***** Available data *****

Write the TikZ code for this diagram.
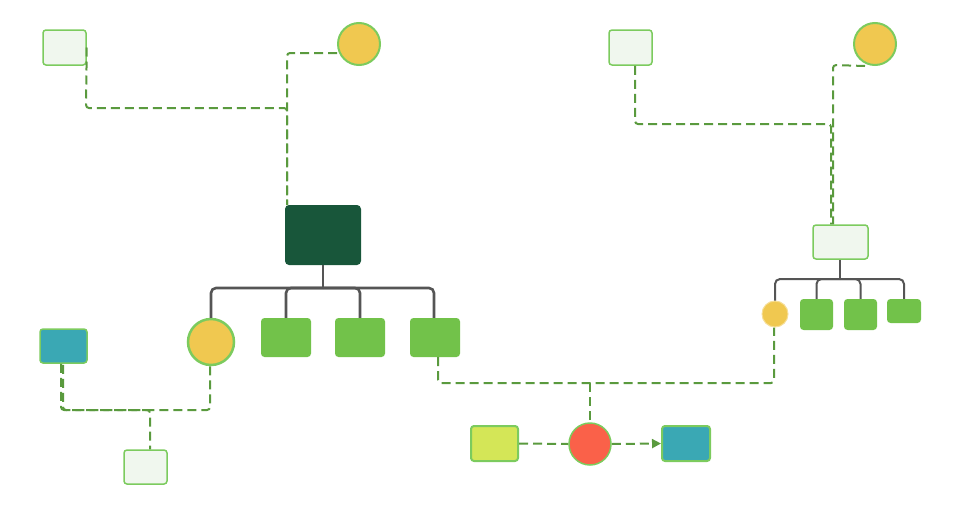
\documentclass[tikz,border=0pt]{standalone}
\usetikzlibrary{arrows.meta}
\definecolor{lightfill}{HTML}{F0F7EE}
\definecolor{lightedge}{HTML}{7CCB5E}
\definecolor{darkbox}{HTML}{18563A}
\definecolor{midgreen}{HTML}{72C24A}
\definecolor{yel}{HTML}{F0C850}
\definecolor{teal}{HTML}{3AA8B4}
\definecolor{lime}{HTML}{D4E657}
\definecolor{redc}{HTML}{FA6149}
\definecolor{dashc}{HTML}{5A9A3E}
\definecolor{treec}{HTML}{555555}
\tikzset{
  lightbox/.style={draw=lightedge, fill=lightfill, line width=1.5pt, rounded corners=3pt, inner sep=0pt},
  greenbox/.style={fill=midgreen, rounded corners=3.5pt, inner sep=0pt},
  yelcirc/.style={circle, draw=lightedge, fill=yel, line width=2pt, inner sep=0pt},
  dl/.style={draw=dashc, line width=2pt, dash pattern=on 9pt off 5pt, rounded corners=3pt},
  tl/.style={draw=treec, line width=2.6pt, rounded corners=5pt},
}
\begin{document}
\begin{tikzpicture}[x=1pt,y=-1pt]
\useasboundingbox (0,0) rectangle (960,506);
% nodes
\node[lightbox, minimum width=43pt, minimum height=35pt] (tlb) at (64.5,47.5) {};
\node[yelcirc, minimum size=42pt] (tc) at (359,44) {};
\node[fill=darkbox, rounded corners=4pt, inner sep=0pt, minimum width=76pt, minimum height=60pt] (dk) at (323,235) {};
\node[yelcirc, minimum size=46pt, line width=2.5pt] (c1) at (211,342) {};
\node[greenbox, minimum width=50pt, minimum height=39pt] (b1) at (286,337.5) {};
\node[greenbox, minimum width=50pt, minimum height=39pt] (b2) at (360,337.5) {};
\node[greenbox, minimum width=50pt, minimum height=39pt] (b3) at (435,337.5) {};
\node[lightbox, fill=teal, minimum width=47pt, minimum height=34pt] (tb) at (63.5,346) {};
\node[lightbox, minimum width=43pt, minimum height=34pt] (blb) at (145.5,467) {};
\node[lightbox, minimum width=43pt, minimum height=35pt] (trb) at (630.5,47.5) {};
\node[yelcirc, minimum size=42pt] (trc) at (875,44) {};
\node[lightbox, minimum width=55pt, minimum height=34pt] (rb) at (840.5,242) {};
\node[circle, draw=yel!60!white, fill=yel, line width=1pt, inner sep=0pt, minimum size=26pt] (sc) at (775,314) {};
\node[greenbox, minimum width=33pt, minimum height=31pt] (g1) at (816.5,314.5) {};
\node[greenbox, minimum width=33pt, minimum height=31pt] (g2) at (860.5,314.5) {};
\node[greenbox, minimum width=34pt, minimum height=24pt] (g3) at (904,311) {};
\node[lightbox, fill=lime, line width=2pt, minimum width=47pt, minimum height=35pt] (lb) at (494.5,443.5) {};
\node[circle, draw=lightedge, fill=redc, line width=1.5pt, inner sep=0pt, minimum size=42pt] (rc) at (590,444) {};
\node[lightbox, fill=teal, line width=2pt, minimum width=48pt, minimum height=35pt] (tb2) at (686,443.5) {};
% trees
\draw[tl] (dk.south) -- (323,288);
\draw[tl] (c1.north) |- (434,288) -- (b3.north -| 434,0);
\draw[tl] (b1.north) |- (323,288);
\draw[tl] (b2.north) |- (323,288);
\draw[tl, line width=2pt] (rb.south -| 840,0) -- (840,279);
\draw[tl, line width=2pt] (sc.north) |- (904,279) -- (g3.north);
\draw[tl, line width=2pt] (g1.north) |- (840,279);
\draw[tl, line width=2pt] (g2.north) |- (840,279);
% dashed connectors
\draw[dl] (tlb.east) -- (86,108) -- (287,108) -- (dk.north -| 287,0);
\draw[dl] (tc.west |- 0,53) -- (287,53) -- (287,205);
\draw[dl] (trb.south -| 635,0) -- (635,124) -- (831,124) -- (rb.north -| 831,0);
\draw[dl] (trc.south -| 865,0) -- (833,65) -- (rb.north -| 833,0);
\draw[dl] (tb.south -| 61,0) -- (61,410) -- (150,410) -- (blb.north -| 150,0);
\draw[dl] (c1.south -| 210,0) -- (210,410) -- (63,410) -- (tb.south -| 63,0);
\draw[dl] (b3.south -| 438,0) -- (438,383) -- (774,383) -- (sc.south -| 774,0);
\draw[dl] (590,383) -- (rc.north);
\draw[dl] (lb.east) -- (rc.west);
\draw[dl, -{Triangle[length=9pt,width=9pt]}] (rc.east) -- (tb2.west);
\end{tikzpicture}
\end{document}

*****

• **Objective**: Leave the images out and output the remaining material exactly as it stands.

• **Solution**:
Write the TikZ code for this diagram.
\documentclass[tikz,border=0pt]{standalone}
\usetikzlibrary{arrows.meta}
\definecolor{lightfill}{HTML}{F0F7EE}
\definecolor{lightedge}{HTML}{7CCB5E}
\definecolor{darkbox}{HTML}{18563A}
\definecolor{midgreen}{HTML}{72C24A}
\definecolor{yel}{HTML}{F0C850}
\definecolor{teal}{HTML}{3AA8B4}
\definecolor{lime}{HTML}{D4E657}
\definecolor{redc}{HTML}{FA6149}
\definecolor{dashc}{HTML}{5A9A3E}
\definecolor{treec}{HTML}{555555}
\tikzset{
  lightbox/.style={draw=lightedge, fill=lightfill, line width=1.5pt, rounded corners=3pt, inner sep=0pt},
  greenbox/.style={fill=midgreen, rounded corners=3.5pt, inner sep=0pt},
  yelcirc/.style={circle, draw=lightedge, fill=yel, line width=2pt, inner sep=0pt},
  dl/.style={draw=dashc, line width=2pt, dash pattern=on 9pt off 5pt, rounded corners=3pt},
  tl/.style={draw=treec, line width=2.6pt, rounded corners=5pt},
}
\begin{document}
\begin{tikzpicture}[x=1pt,y=-1pt]
\useasboundingbox (0,0) rectangle (960,506);
% nodes
\node[lightbox, minimum width=43pt, minimum height=35pt] (tlb) at (64.5,47.5) {};
\node[yelcirc, minimum size=42pt] (tc) at (359,44) {};
\node[fill=darkbox, rounded corners=4pt, inner sep=0pt, minimum width=76pt, minimum height=60pt] (dk) at (323,235) {};
\node[yelcirc, minimum size=46pt, line width=2.5pt] (c1) at (211,342) {};
\node[greenbox, minimum width=50pt, minimum height=39pt] (b1) at (286,337.5) {};
\node[greenbox, minimum width=50pt, minimum height=39pt] (b2) at (360,337.5) {};
\node[greenbox, minimum width=50pt, minimum height=39pt] (b3) at (435,337.5) {};
\node[lightbox, fill=teal, minimum width=47pt, minimum height=34pt] (tb) at (63.5,346) {};
\node[lightbox, minimum width=43pt, minimum height=34pt] (blb) at (145.5,467) {};
\node[lightbox, minimum width=43pt, minimum height=35pt] (trb) at (630.5,47.5) {};
\node[yelcirc, minimum size=42pt] (trc) at (875,44) {};
\node[lightbox, minimum width=55pt, minimum height=34pt] (rb) at (840.5,242) {};
\node[circle, draw=yel!60!white, fill=yel, line width=1pt, inner sep=0pt, minimum size=26pt] (sc) at (775,314) {};
\node[greenbox, minimum width=33pt, minimum height=31pt] (g1) at (816.5,314.5) {};
\node[greenbox, minimum width=33pt, minimum height=31pt] (g2) at (860.5,314.5) {};
\node[greenbox, minimum width=34pt, minimum height=24pt] (g3) at (904,311) {};
\node[lightbox, fill=lime, line width=2pt, minimum width=47pt, minimum height=35pt] (lb) at (494.5,443.5) {};
\node[circle, draw=lightedge, fill=redc, line width=1.5pt, inner sep=0pt, minimum size=42pt] (rc) at (590,444) {};
\node[lightbox, fill=teal, line width=2pt, minimum width=48pt, minimum height=35pt] (tb2) at (686,443.5) {};
% trees
\draw[tl] (dk.south) -- (323,288);
\draw[tl] (c1.north) |- (434,288) -- (b3.north -| 434,0);
\draw[tl] (b1.north) |- (323,288);
\draw[tl] (b2.north) |- (323,288);
\draw[tl, line width=2pt] (rb.south -| 840,0) -- (840,279);
\draw[tl, line width=2pt] (sc.north) |- (904,279) -- (g3.north);
\draw[tl, line width=2pt] (g1.north) |- (840,279);
\draw[tl, line width=2pt] (g2.north) |- (840,279);
% dashed connectors
\draw[dl] (tlb.east) -- (86,108) -- (287,108) -- (dk.north -| 287,0);
\draw[dl] (tc.west |- 0,53) -- (287,53) -- (287,205);
\draw[dl] (trb.south -| 635,0) -- (635,124) -- (831,124) -- (rb.north -| 831,0);
\draw[dl] (trc.south -| 865,0) -- (833,65) -- (rb.north -| 833,0);
\draw[dl] (tb.south -| 61,0) -- (61,410) -- (150,410) -- (blb.north -| 150,0);
\draw[dl] (c1.south -| 210,0) -- (210,410) -- (63,410) -- (tb.south -| 63,0);
\draw[dl] (b3.south -| 438,0) -- (438,383) -- (774,383) -- (sc.south -| 774,0);
\draw[dl] (590,383) -- (rc.north);
\draw[dl] (lb.east) -- (rc.west);
\draw[dl, -{Triangle[length=9pt,width=9pt]}] (rc.east) -- (tb2.west);
\end{tikzpicture}
\end{document}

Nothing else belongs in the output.